You know, if I were looking for ways to ‘accidentally’ poison people, this book would be quite useful. Though, to be fair, I was aware of most of these possibilities already. (In case you were getting worried, I have no intention of poisoning anyone. In fact, I can’t imagine wanting to kill anyone, but the idea of doing so with food upsets me on an almost visceral level – it’s the ultimate perversion of what food is for. Horrible.)
Moving on from poisons (which are, of course, a form of Vegetable Self Defense, and quite justifiable in this context – it’s not like the potatoes can beat you up if they don’t like what you are doing with the celery), McGee also enjoys pointing out that fruit is basically designed to be eaten as a way of spreading the seed more broadly, and that from the perspective of the vegetable kingdom, humans are the ultimate in seed spreading technology, what with our tendency to carry food across oceans and onto new continents. Perhaps the fruit trees have been bioengineering us all along? (OK, that’s my theory, not McGee’s.
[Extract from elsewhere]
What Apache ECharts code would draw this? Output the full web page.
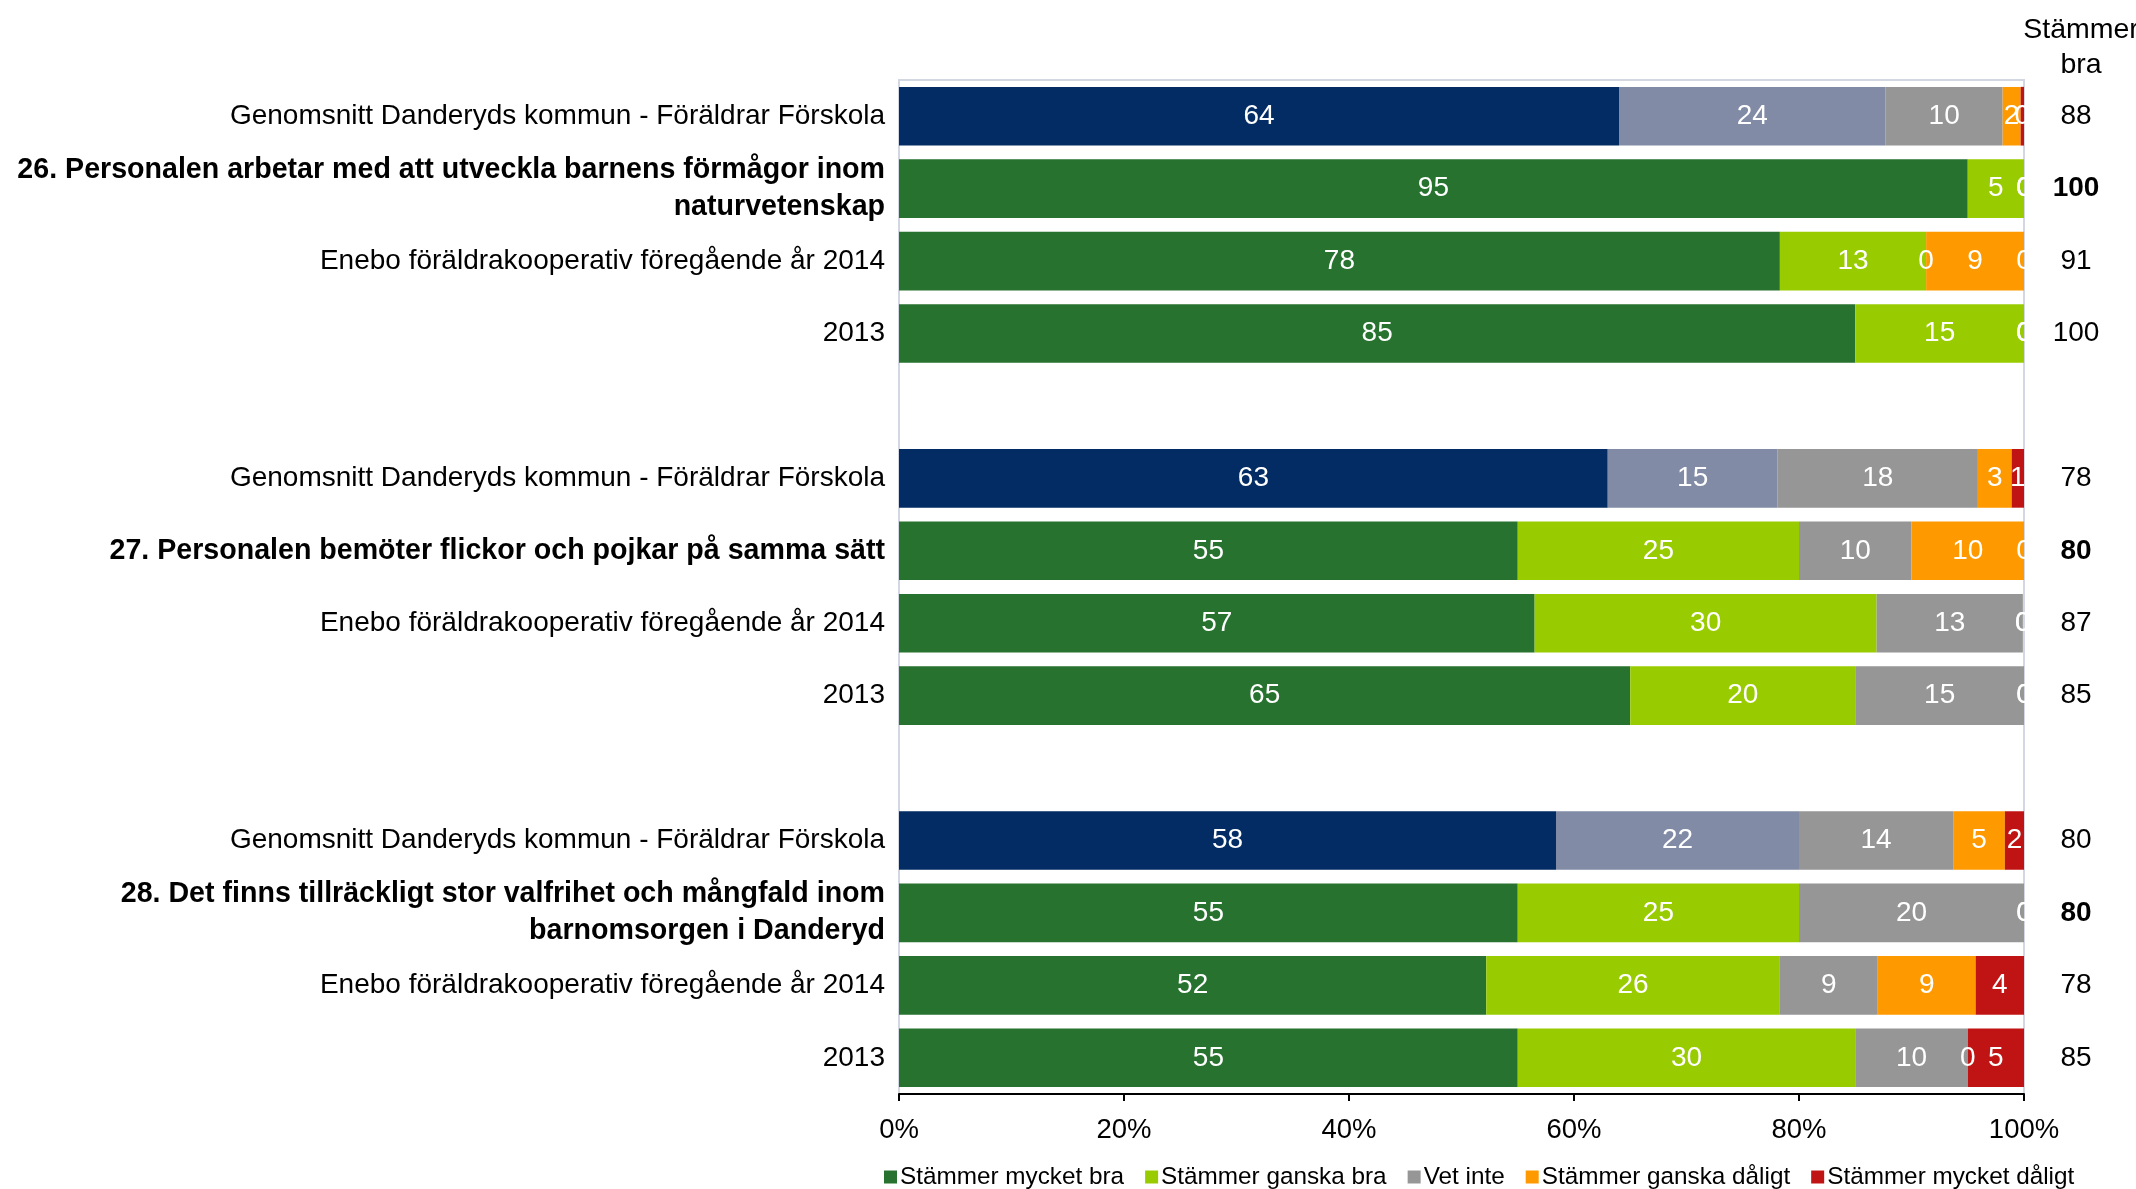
<!DOCTYPE html>
<html>
<head>
<meta charset="utf-8">
<script src="https://cdn.jsdelivr.net/npm/echarts@6/dist/echarts.min.js"></script>
<style>
html,body{margin:0;padding:0;background:#fff;}
#chart{width:2136px;height:1189px;}
</style>
</head>
<body>
<div id="chart"></div>
<script>
// Row labels, top to bottom ('' = spacer row)
var categories = [
  'Genomsnitt Danderyds kommun - Föräldrar Förskola',
  '26. Personalen arbetar med att utveckla barnens förmågor inom\nnaturvetenskap',
  'Enebo föräldrakooperativ föregående år 2014',
  '2013',
  '',
  'Genomsnitt Danderyds kommun - Föräldrar Förskola',
  '27. Personalen bemöter flickor och pojkar på samma sätt',
  'Enebo föräldrakooperativ föregående år 2014',
  '2013',
  '',
  'Genomsnitt Danderyds kommun - Föräldrar Förskola',
  '28. Det finns tillräckligt stor valfrihet och mångfald inom\nbarnomsorgen i Danderyd',
  'Enebo föräldrakooperativ föregående år 2014',
  '2013'
];
// Row kind: 'avg' = kommun average, 'q' = question (bold), 'o' = other, '' = spacer
var rowKind = ['avg','q','o','o','', 'avg','q','o','o','', 'avg','q','o','o'];

var seriesNames = ['Stämmer mycket bra','Stämmer ganska bra','Vet inte','Stämmer ganska dåligt','Stämmer mycket dåligt'];

var mycketBra  = [64.0, 95, 78.3, 85, null, 63.0, 55, 56.5, 65, null, 58.4, 55, 52.2, 55];
var ganskaBra  = [23.7,  5, 13.0, 15, null, 15.1, 25, 30.4, 20, null, 21.6, 25, 26.1, 30];
var vetInte    = [10.4,  0,  0,    0, null, 17.8, 10, 13.0, 15, null, 13.7, 20,  8.7, 10];
var ganskaDal  = [ 1.6,  0,  8.7,  0, null,  3.0, 10,  0,    0, null,  4.6,  0,  8.7,  0];
var mycketDal  = [ 0.3,  0,  0,    0, null,  1.1,  0,  0,    0, null,  1.7,  0,  4.3,  5];

// "Stämmer bra" column on the right
var stammerBra = ['88','100','91','100','', '78','80','87','85','', '80','80','78','85'];

var xTicks = [0, 20, 40, 60, 80, 100];

var seriesValues = [mycketBra, ganskaBra, vetInte, ganskaDal, mycketDal];
var colors    = ['#26722e', '#99cc00', '#969696', '#ff9900', '#c01414'];
var avgColors = ['#022c63', '#818ba6', '#969696', '#ff9900', '#c01414'];

var FONT = '"Liberation Sans", Arial, sans-serif';

var series = seriesValues.map(function (vals, si) {
  return {
    name: seriesNames[si],
    type: 'bar',
    stack: 'total',
    barCategoryGap: '19%',
    itemStyle: { color: colors[si] },
    label: {
      show: true,
      position: 'inside',
      color: '#fff',
      fontSize: 28,
      fontFamily: FONT,
      formatter: function (p) { return p.value == null ? '' : String(Math.round(p.value)); }
    },
    data: vals.map(function (v, i) {
      if (v == null) return '-';
      if (rowKind[i] === 'avg') return { value: v, itemStyle: { color: avgColors[si] } };
      return v;
    })
  };
});

var chart = echarts.init(document.getElementById('chart'));
chart.setOption({
  backgroundColor: '#fff',
  animation: false,
  textStyle: { fontFamily: FONT },
  title: {
    text: 'Stämmer\nbra',
    left: 2076,
    top: 8,
    textAlign: 'center',
    textStyle: { fontSize: 28.5, fontWeight: 'normal', color: '#000', fontFamily: FONT, lineHeight: 35 }
  },
  legend: {
    top: 1160,
    left: 879,
    itemWidth: 13,
    itemHeight: 13,
    itemGap: 21,
    icon: 'rect',
    textStyle: { fontSize: 24.3, color: '#000', fontFamily: FONT, padding: [0,0,0,-2] },
    data: seriesNames
  },
  grid: {
    left: 899, right: 112, top: 80, bottom: 95,
    show: true, borderColor: '#d2d7e2', borderWidth: 2,
    containLabel: false
  },
  xAxis: {
    type: 'value',
    min: 0, max: 100, interval: 20,
    splitLine: { show: false },
    axisLine: { show: true, lineStyle: { color: '#000', width: 2 } },
    axisTick: { show: true, length: 7, lineStyle: { color: '#000', width: 2 } },
    axisLabel: {
      fontSize: 27.5, color: '#000', margin: 22, fontFamily: FONT,
      formatter: function (v) { return xTicks.indexOf(v) >= 0 ? v + '%' : ''; }
    }
  },
  yAxis: [{
    type: 'category',
    inverse: true,
    data: categories,
    axisLine: { show: false },
    axisTick: { show: false },
    axisLabel: {
      margin: 14,
      fontSize: 28,
      color: '#000',
      fontFamily: FONT,
      lineHeight: 37,
      formatter: function (val, idx) {
        if (rowKind[idx] === 'q') {
          return val.split('\n').map(function (l) { return '{b|' + l + '}'; }).join('\n');
        }
        return val;
      },
      rich: {
        b: { fontWeight: 'bold', fontSize: 28.6, color: '#000', fontFamily: FONT, lineHeight: 37 }
      }
    }
  }, {
    type: 'category',
    position: 'right',
    inverse: true,
    data: stammerBra,
    axisLine: { show: false },
    axisTick: { show: false },
    axisLabel: {
      margin: 52,
      align: 'center',
      fontSize: 28,
      color: '#000',
      fontFamily: FONT,
      formatter: function (val, idx) {
        return rowKind[idx] === 'q' ? '{b|' + val + '}' : val;
      },
      rich: { b: { fontWeight: 'bold', fontSize: 28, color: '#000', fontFamily: FONT } }
    }
  }],
  series: series
});
</script>
</body>
</html>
But think about it – those apricot trees are cunning blighters, and apples are downright shifty, if you ask me).
You’ll be glad to know that my friends the anthocyanins get a look in, too, though not in as much detail as I, personally, would prefer. Though he does encourage readers to go off and sprinkle some bicarb onto a beetroot or into some cheap red wine, just to see what happens.
All of which leads me to the passage which has been making me giggle at intervals all evening. Readers who found Cross-Dressing Ken’s cake adventures to be a bit racy may want to skip this final section.
You see, McGee explains in some detail what makes vegetables such as lettuce leaves crisp, and why they go limp if you leave them in the fridge. And it’s a very useful, detailed description, but oh, his phrasing….
When a cell reaches its limit in water content, the vacuole swells and presses the cytoplasm against the cell membrane, which in turn presses against the cell wall. The wall is somewhat flexible, and bulges a little to accommodate the swollen cell. The mutual pressure exerted by many cells against each other results in an erect, rigid tissue, or what we would judge a crisp texture. As we bite into the turgid vegetable, we experience an initial resistance and then a burst of juice as the walls rupture. But if the tissue has lost water, the vacuoles have shrunk, the cell membranes have drawn away from the walls, and the vegetable has become limp and flaccid.
I think we can all agree that there’s nothing worse than a flaccid vegetable.
While it’s possible that I am particularly gutter-minded, I would like to respectfully suggest that the word ‘turgid’ is just asking for trouble in this context. Though I have to say, I find it hard to believe that this phrasing was accidental.
(Incidentally, one can derive quite a bit of entertainment from reading the above passage aloud to one’s partner in a suitably husky tone of voice.)